- _Entries_
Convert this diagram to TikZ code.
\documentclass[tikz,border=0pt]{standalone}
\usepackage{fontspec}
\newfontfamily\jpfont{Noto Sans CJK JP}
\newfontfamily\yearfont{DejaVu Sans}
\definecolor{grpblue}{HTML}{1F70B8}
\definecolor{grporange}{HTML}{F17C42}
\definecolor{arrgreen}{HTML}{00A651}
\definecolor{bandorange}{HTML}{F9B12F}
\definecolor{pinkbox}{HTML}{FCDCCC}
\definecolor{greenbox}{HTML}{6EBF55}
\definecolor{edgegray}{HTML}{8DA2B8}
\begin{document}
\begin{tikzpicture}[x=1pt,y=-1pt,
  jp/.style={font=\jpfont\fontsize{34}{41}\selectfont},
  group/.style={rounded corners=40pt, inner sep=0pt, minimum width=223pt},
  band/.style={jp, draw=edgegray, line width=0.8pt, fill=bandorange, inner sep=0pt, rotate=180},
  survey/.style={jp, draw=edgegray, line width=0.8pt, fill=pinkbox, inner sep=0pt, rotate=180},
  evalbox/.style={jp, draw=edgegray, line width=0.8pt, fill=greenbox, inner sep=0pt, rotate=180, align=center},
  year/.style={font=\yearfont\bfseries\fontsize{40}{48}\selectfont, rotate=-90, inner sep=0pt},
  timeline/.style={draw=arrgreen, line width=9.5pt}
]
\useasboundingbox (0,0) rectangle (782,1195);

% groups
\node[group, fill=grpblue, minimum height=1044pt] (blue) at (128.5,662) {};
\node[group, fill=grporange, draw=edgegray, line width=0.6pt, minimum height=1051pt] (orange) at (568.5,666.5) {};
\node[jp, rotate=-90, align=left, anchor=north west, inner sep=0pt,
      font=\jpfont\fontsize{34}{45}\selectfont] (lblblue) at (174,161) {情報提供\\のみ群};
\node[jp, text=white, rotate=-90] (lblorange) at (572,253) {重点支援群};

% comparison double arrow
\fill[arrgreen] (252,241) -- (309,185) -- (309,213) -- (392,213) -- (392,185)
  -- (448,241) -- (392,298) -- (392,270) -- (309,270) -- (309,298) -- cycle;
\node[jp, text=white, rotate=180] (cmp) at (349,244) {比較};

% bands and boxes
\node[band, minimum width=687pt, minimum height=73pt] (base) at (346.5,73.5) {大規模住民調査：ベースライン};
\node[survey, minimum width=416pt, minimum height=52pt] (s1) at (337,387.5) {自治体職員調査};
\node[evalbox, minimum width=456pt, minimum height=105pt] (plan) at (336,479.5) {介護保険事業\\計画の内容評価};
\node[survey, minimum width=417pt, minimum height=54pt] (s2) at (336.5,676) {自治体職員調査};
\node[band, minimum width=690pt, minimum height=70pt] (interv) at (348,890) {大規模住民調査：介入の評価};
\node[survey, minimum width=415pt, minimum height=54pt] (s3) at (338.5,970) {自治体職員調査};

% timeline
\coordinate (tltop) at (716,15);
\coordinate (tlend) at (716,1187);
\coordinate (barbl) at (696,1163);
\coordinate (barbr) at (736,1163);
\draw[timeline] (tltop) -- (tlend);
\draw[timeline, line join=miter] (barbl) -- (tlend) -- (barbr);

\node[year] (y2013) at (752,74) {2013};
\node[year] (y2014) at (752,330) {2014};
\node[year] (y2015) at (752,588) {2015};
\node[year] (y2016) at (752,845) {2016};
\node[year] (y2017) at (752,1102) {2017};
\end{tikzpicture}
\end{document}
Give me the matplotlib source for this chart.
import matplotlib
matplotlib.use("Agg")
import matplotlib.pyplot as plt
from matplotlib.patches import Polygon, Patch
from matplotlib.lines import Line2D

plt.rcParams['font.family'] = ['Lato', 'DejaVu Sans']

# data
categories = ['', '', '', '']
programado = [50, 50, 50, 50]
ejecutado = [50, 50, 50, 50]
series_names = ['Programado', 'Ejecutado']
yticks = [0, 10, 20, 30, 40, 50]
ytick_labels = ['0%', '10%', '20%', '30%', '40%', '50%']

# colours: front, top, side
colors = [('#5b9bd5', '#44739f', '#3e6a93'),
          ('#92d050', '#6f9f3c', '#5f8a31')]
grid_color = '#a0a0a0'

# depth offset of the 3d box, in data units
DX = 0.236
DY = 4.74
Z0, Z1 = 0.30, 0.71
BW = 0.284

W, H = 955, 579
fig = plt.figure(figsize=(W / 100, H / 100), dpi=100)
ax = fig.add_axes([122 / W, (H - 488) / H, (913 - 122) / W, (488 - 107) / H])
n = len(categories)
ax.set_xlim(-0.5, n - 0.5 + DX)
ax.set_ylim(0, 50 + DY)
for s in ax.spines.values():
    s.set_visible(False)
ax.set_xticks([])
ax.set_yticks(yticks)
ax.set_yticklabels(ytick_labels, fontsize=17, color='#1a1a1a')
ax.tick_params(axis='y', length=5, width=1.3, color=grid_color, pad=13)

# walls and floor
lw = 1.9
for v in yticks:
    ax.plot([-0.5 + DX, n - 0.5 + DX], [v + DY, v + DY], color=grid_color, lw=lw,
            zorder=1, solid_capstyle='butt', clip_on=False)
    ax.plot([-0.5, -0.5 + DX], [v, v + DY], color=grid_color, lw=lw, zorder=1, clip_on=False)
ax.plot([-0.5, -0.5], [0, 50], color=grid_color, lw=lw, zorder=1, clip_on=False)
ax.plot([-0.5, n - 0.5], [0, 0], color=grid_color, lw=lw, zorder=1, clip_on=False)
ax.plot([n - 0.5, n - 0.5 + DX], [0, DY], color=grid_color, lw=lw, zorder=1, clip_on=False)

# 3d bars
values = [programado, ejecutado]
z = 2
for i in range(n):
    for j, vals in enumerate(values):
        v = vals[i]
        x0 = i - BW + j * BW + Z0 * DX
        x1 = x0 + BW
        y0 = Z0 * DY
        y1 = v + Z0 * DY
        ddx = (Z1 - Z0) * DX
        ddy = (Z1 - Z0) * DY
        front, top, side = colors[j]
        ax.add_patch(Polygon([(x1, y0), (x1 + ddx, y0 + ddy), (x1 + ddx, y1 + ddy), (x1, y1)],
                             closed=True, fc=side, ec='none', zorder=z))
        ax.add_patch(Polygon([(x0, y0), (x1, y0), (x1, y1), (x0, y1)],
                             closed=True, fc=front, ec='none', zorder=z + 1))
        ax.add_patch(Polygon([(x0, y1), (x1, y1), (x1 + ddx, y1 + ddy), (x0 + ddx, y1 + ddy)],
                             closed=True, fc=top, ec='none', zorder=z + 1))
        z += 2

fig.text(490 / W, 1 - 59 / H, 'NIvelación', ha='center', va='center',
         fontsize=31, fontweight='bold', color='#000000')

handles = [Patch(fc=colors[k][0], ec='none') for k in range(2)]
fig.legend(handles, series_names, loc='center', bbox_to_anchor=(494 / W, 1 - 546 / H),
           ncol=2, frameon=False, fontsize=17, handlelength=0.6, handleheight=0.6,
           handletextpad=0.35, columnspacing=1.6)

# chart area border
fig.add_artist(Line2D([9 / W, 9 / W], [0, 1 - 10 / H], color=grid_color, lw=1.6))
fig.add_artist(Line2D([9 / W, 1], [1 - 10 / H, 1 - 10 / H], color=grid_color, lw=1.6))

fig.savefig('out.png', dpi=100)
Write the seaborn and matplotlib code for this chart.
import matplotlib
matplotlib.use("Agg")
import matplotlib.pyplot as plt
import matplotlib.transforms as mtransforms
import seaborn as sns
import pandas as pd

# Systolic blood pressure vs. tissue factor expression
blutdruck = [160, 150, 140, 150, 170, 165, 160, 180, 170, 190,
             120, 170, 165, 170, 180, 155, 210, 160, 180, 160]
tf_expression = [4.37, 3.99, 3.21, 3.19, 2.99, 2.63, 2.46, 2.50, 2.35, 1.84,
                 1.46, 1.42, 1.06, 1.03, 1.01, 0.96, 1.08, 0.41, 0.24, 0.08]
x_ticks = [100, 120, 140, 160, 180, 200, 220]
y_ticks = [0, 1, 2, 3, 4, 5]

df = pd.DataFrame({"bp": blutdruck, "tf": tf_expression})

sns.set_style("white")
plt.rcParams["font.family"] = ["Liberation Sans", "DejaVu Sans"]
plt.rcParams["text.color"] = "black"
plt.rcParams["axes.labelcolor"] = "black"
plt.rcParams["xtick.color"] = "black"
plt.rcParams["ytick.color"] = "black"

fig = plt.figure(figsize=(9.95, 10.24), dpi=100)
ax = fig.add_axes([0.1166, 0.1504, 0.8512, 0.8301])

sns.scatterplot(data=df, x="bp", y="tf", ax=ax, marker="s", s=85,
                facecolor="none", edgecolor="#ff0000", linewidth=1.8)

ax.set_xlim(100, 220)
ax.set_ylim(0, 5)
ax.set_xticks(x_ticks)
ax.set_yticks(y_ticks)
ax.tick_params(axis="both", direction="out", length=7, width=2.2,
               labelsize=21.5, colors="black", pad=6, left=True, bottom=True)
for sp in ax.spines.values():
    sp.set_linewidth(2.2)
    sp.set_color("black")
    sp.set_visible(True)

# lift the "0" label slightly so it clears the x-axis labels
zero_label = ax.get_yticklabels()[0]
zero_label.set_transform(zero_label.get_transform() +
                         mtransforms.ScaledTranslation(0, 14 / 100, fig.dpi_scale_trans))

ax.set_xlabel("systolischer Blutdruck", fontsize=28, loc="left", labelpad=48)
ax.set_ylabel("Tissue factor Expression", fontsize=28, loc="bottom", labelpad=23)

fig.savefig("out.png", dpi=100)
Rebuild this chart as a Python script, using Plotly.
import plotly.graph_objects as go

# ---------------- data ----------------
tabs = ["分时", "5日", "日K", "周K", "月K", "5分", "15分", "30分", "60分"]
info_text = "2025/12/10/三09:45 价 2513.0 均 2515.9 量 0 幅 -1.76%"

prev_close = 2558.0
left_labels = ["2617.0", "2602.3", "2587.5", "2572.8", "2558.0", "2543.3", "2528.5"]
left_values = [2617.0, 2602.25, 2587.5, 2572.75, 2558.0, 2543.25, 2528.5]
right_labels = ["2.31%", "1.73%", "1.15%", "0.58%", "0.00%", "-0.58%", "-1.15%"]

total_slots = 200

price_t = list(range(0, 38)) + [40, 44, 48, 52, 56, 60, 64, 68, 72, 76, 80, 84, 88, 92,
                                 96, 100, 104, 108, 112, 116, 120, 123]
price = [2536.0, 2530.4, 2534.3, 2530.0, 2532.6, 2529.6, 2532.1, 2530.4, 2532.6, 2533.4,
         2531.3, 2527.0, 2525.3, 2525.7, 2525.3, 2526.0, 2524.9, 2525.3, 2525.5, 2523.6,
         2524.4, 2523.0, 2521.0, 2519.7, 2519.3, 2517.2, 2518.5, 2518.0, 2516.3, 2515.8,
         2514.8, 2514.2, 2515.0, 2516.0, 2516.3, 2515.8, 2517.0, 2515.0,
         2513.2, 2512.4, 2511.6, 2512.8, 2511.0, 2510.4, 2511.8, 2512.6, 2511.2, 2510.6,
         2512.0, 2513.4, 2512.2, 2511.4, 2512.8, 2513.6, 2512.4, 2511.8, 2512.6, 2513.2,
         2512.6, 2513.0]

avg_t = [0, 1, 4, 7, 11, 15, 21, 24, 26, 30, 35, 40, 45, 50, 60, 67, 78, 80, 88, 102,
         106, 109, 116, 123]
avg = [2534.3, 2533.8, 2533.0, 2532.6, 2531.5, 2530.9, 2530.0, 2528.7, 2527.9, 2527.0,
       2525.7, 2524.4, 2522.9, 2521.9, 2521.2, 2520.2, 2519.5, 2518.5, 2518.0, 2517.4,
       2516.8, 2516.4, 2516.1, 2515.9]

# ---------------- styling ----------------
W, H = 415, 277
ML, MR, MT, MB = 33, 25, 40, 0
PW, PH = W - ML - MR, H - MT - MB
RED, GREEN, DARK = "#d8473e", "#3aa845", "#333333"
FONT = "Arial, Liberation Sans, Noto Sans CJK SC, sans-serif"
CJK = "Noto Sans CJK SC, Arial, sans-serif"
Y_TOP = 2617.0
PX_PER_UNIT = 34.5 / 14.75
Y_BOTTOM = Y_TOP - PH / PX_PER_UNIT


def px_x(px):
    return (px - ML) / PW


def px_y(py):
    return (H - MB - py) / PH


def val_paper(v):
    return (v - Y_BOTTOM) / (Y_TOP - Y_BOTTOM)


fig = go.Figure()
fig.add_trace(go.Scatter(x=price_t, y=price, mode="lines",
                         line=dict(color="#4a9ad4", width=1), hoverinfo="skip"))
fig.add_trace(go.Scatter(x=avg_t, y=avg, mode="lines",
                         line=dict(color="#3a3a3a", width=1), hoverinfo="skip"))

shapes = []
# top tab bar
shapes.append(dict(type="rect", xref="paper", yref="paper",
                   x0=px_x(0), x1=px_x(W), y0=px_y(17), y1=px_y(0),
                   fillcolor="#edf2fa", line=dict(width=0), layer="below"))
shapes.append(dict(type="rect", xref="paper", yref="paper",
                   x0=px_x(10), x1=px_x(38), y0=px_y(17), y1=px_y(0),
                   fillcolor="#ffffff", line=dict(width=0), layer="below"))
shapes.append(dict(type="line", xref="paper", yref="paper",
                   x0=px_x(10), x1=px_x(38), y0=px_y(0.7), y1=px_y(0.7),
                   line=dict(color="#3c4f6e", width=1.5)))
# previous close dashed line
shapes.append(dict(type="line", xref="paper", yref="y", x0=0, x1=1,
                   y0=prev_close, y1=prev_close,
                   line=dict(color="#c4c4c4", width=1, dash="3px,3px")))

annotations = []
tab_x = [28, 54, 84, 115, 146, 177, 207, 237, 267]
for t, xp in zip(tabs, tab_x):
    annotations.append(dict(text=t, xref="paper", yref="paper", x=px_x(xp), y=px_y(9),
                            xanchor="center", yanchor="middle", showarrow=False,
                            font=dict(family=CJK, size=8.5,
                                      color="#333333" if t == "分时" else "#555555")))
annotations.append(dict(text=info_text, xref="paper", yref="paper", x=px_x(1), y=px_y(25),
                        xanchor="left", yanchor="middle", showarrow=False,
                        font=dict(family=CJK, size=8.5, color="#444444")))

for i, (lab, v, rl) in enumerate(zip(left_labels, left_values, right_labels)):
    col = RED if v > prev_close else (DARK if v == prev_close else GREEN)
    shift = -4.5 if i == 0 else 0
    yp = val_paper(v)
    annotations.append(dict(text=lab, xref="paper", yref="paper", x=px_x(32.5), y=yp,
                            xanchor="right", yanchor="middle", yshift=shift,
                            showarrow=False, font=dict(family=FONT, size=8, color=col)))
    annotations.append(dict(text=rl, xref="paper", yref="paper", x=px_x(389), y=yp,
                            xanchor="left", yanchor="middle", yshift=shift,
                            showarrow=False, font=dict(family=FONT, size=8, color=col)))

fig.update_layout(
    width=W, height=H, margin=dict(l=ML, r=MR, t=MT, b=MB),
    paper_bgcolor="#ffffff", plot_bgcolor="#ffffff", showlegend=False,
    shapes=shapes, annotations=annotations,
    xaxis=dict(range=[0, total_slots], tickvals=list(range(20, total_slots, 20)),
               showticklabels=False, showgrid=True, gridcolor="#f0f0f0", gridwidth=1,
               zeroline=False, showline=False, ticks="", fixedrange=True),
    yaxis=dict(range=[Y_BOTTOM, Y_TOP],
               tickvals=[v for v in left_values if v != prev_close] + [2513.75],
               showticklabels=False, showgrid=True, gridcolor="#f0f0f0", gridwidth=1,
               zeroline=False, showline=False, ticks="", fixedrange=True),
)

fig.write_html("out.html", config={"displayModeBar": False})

- _Set task_
Above are the records; from them, give again exactly the lines from the one containing "Write the seaborn" to the one containing "import pandas as pd", both lines included, and nothing more.

- _Written answer_
Write the seaborn and matplotlib code for this chart.
import matplotlib
matplotlib.use("Agg")
import matplotlib.pyplot as plt
import matplotlib.transforms as mtransforms
import seaborn as sns
import pandas as pd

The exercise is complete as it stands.